When applied with DNNs for the nuisance estimators and final estimator, DML-CMR achieves fast convergence and low bias provided DNN approximation errors shrink appropriately with data.

5. Empirical Performance and Application Domains

DML-CMR has been empirically evaluated across a range of problem domains:

• Instrumental Variable (IV) Regression: Real and synthetic datasets (Ticket Demand, MNIST variants, IHDP, PM-CMR).
• Proximal Causal Learning (PCL): High-dimensional vision settings (dSprites).
• High-dimensional settings: DML-CMR demonstrates substantial improvement in resilience to bias and variance, outperforming methods such as DeepIV, DeepGMM, KIV, DFIV, CEVAE, NMMR, and PKDR on mean squared error and predictive accuracy.

A summary from the provided evidence:

Setting	DML-CMR Outcome	Outperforms
IV regression	Lower MSE, robust inference	DeepIV, KIV, DFIV, DeepGMM
PCL	Equal or better performance	NMMR, CEVAE, PKDR, DFPV
High-dim	Lower bias, variance	All examined baselines

These results suggest practical state-of-the-art performance in scenarios with weak instruments, complex nonlinearities, or high feature dimension.
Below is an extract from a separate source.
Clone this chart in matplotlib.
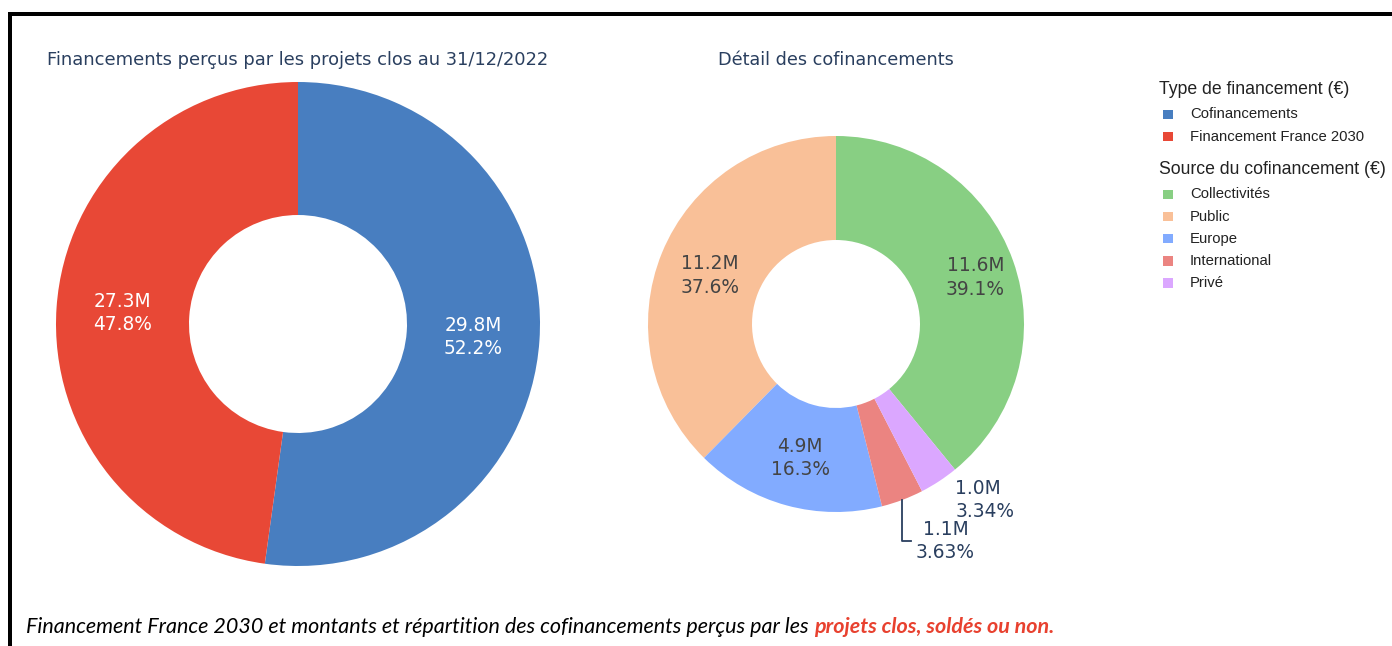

6. Implementation Considerations and Resources

DML-CMR is designed to be compatible with a wide range of machine learning frameworks and can utilize deep learning libraries for both nuisance estimation and final parameterization. The methodology has been released as code at https://github.com/shaodaqian/DML-CMR (as given in the data). Implementation requires the ability to fit regression models (potentially DNN-based) and optimize a squared loss on out-of-fold predictions, as well as manage cross-fitting.

Computational requirements depend on model complexity and dataset size, but employ standard routines for model fitting and cross-validation/minibatching. In lower-dimensional settings, a non-cross-fitted variant (CE-DML-CMR) may achieve similar performance with faster computation, though potential bias is not controlled as rigorously.

7. Impact and Significance

The DML-CMR estimator represents a substantial advance in the field of statistical estimation under conditional moment restrictions, especially where modern ML techniques are required. Its bias-reducing properties, theoretically optimal rates, and empirical performance across challenging datasets make it a valuable tool for causal inference problems—extending the robust estimation guarantees of double machine learning beyond traditional moment conditions, and into nonlinear, high-dimensional, and deep learning domains.